Ohio Senate increases requirements for minors seeking an abortion without parental consent
by Joe Guillen  
October  2, 2011 

The Ohio Senate passed legislation Tuesday that would make abortions more difficult for minors to obtain without their parents’ permission. 

The bill requires a court to ask whether the minor understands the physical and emotional consequences of an abortion and whether the minor has been coached on how to answer the court’s questions when seeking a judicial bypass for parental approval. 

The Ohio House already approved the bill but will have to agree with a new provision the Senate added before the bill is sent to Republican Gov. John Kasich’s desk for his signature. 

The Senate’s version of the bill requires a minor to get approval in the county she lives in or in a surrounding county. Republicans said the change will prevent minors from “shopping” for a friendly court. 

A spokesman for House Republicans said the majority caucus is expected to agree with the change. 

Federal court rulings have allowed minors seeking an abortion to bypass parental consent requirements with a juvenile judge’s approval. 

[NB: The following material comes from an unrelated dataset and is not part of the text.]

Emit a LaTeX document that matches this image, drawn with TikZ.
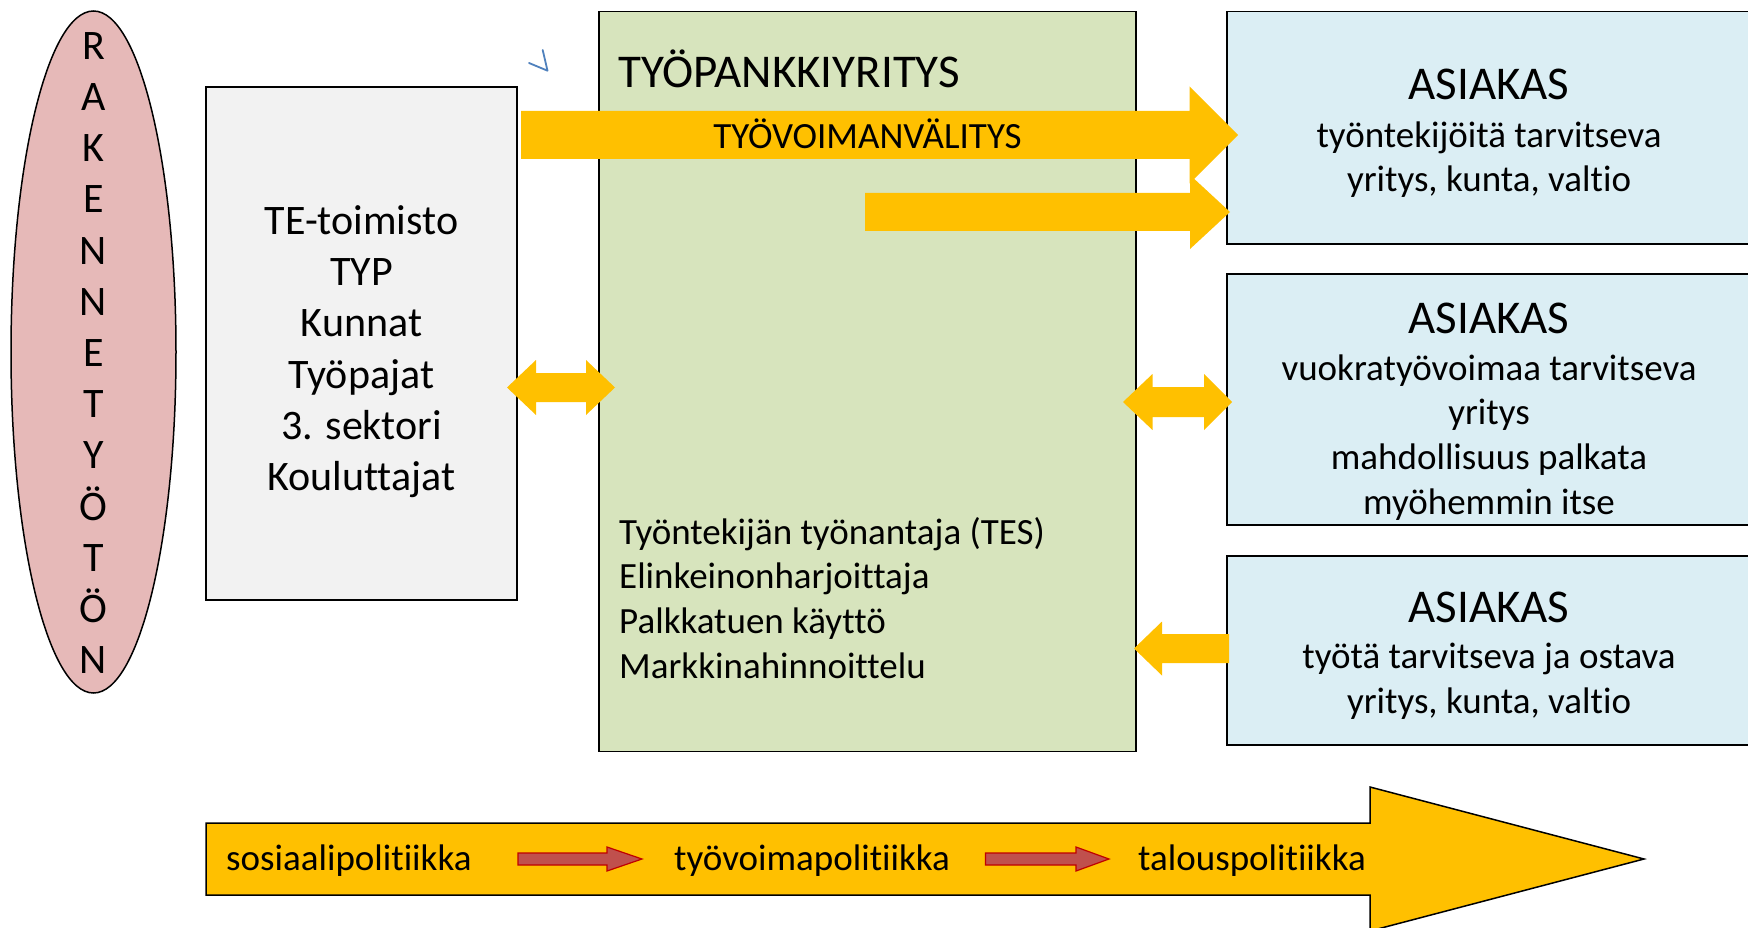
\documentclass[tikz,border=0pt]{standalone}
\usepackage{fontspec}
\setmainfont{Carlito}[Ligatures=NoCommon]
\usetikzlibrary{shapes.geometric}
\definecolor{rakpink}{HTML}{E6B9B8}
\definecolor{tegrey}{HTML}{F2F2F2}
\definecolor{tpgreen}{HTML}{D7E4BD}
\definecolor{asblue}{HTML}{DBEEF4}
\definecolor{arrowyellow}{HTML}{FFC000}
\definecolor{arrowred}{HTML}{C0504D}
\definecolor{penblue}{HTML}{4F81BD}
% block arrows: (tail:head base:tip)(middle y:half shaft:half head)
\def\rblock[#1](#2:#3:#4)(#5:#6:#7){\path[#1] (#2,#5-#6) -- (#3,#5-#6) -- (#3,#5-#7) -- (#4,#5) -- (#3,#5+#7) -- (#3,#5+#6) -- (#2,#5+#6) -- cycle;}
\def\dblock[#1](#2:#3:#4:#5)(#6:#7:#8){\path[#1] (#2,#6) -- (#3,#6-#8) -- (#3,#6-#7) -- (#4,#6-#7) -- (#4,#6-#8) -- (#5,#6) -- (#4,#6+#8) -- (#4,#6+#7) -- (#3,#6+#7) -- (#3,#6+#8) -- cycle;}
\tikzset{
	box/.style={draw, line width=1.5pt, inner sep=0pt},
	bigtxt/.style={font=\fontsize{42}{51.2}\selectfont, inner sep=0pt, align=center},
	headtxt/.style={font=\fontsize{47}{56}\selectfont, inner sep=0pt},
	smalltxt/.style={font=\fontsize{37}{44.8}\selectfont, inner sep=0pt, align=center},
	yellowarrow/.style={fill=arrowyellow},
	redarrow/.style={fill=arrowred, draw=red!75!black, line width=1.2pt}
}

\begin{document}
\begin{tikzpicture}[x=1pt, y=-1pt]
			%%%%% START %%%%%
			
			\path[use as bounding box, fill=white] (0,0) rectangle (1748,928);
			
			\node[box, ellipse, fill=rakpink, minimum width=165pt, minimum height=682pt] (rak) at (93.5,352) {};
			\node[box, fill=tegrey, minimum width=311pt, minimum height=513pt] (te) at (361.5,343.5) {};
			\node[box, fill=tpgreen, minimum width=537pt, minimum height=740pt] (tp) at (867.5,381.5) {};
			
			\node[box, fill=asblue, minimum width=524pt, minimum height=232.5pt] (as1) at (1489,127.75) {};
			\node[box, fill=asblue, minimum width=524pt, minimum height=251pt] (as2) at (1489,399.5) {};
			\node[box, fill=asblue, minimum width=524pt, minimum height=189pt] (as3) at (1489,650.5) {};
			
			\draw[penblue, line width=1.8pt, line cap=round, line join=round] (529,63) -- (547.5,70.7) -- (542.7,50);
			
			\rblock[yellowarrow](521:1189.5:1238)(135:24:48.5)
			\rblock[yellowarrow](865:1190:1230)(212:19:37)
			\dblock[yellowarrow](507:536:586:615)(387.5:14.5:27.5)
			\dblock[yellowarrow](1123:1152.5:1204:1232)(402:15:28)
			\rblock[yellowarrow](1229:1162:1134)(648.5:14.5:27)
			
			% multi-line nodes sit on their last baseline
			\node[bigtxt, anchor=base] (rakletters) at (93.5,673.7) {R\\A\\K\\E\\N\\N\\E\\T\\Y\\Ö\\T\\Ö\\N};
			\node[bigtxt, anchor=base] (tetext) at (361.5,490.5) {TE-toimisto\\TYP\\Kunnat\\Työpajat\\3. sektori\\Kouluttajat};
			
			\node[headtxt, anchor=base west] (tptitle) at (618,88) {TYÖPANKKIYRITYS};
			\node[smalltxt, anchor=base] (valitys) at (867.5,149) {TYÖVOIMANVÄLITYS};
			\node[smalltxt, align=left, anchor=base west] (tplist) at (619,678.4) {Työntekijän työnantaja (TES)\\Elinkeinonharjoittaja\\Palkkatuen käyttö\\Markkinahinnoittelu};
			
			\node[headtxt, anchor=base] (as1head) at (1489,100) {ASIAKAS};
			\node[smalltxt, anchor=base] (as1text) at (1489,192) {työntekijöitä tarvitseva\\yritys, kunta, valtio};
			\node[headtxt, anchor=base] (as2head) at (1489,333) {ASIAKAS};
			\node[smalltxt, anchor=base] (as2text) at (1489,514.4) {vuokratyövoimaa tarvitseva\\yritys\\mahdollisuus palkata\\myöhemmin itse};
			\node[headtxt, anchor=base] (as3head) at (1489,622) {ASIAKAS};
			\node[smalltxt, anchor=base] (as3text) at (1489,713) {työtä tarvitseva ja ostava\\yritys, kunta, valtio};
			
			\rblock[yellowarrow, draw=black, line width=1.5pt](206:1370:1644)(859:36:72)
			\rblock[redarrow](518:607:642)(859:6:12)
			\rblock[redarrow](985.5:1076:1109)(859:6:12)
			
			\node[smalltxt, anchor=base west] (sosiaali) at (226,870) {sosiaalipolitiikka};
			\node[smalltxt, anchor=base west] (tyovoima) at (674,870) {työvoimapolitiikka};
			\node[smalltxt, anchor=base west] (talous) at (1138,870) {talouspolitiikka};
			
			%%%%% END %%%%%
\end{tikzpicture}
\end{document}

Republicans who supported the bill said some judges in Ohio are too lenient in granting the requests. The bill, House Bill 63, requires minors to prove with “clear and convincing evidence” that abortions are in their best interests. 

“A bypass should not merely be a rubber stamp of the abortion industry,” Sen. Keith Faber, a Republican from Celina, said on the Senate floor. 

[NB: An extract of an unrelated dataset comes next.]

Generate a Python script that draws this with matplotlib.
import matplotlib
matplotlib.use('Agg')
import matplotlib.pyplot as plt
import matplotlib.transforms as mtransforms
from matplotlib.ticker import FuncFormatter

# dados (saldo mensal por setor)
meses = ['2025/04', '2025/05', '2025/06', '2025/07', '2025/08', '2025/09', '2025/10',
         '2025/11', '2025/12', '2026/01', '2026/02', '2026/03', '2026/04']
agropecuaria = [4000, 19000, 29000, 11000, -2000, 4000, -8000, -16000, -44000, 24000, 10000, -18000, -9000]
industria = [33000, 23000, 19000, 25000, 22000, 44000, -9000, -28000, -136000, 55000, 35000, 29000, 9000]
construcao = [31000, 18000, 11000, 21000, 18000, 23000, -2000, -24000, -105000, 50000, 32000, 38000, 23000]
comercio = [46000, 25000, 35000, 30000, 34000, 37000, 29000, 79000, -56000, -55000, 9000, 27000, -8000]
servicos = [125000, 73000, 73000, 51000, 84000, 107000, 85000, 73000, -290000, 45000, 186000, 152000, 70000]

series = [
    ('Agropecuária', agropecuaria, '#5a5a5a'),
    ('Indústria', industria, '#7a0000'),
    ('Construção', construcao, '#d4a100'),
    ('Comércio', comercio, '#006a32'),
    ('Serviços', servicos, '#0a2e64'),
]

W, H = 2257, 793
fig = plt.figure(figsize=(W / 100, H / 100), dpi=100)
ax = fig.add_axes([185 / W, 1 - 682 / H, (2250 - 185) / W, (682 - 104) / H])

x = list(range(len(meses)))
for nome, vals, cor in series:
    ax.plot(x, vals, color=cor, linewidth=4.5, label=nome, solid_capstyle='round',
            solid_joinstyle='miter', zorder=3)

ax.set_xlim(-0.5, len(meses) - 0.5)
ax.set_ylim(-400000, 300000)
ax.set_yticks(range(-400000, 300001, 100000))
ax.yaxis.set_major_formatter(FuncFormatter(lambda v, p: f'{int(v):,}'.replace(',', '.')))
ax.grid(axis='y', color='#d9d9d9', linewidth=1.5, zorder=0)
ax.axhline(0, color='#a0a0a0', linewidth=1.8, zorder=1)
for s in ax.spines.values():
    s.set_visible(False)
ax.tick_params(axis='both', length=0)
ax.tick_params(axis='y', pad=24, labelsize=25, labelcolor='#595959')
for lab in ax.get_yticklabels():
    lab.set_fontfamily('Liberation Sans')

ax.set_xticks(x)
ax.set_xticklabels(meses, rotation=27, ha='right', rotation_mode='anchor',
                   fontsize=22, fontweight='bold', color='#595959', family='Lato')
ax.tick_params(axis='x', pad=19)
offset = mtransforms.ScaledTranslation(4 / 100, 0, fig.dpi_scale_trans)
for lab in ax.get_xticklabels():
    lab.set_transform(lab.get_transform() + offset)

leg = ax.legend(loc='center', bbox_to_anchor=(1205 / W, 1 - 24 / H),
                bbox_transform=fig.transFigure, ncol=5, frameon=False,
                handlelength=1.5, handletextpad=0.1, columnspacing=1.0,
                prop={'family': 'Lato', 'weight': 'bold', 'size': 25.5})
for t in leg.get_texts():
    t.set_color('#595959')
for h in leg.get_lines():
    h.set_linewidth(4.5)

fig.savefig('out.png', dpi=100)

Kellie Copeland, executive director of NARAL Pro-Choice Ohio, said the changes are unnecessary and part of an overall agenda the GOP majority has pursued to limit women’s reproductive rights. 

“It’s designed to make the process more intimidating, more difficult,” Copeland said. “This is just legislation for politics. It’s not improving women’s health whatsoever.” 

In July, Kasich signed into law a late-term abortion ban prohibiting the process when a pregnancy is 20 weeks along unless a doctor determines a fetus cannot live outside the womb - a condition known as viability. 

The House of Representatives has approved a controversial “heartbeat bill” which would ban abortion once a fetal heartbeat is detected. The Senate has not yet voted on the measure. The House also has passed a bill that would restrict insurance coverage for abortions. 

Sen. Jason Wilson, of Columbiana, was the only Democrat to join Republicans in support of the judicial-bypass bill.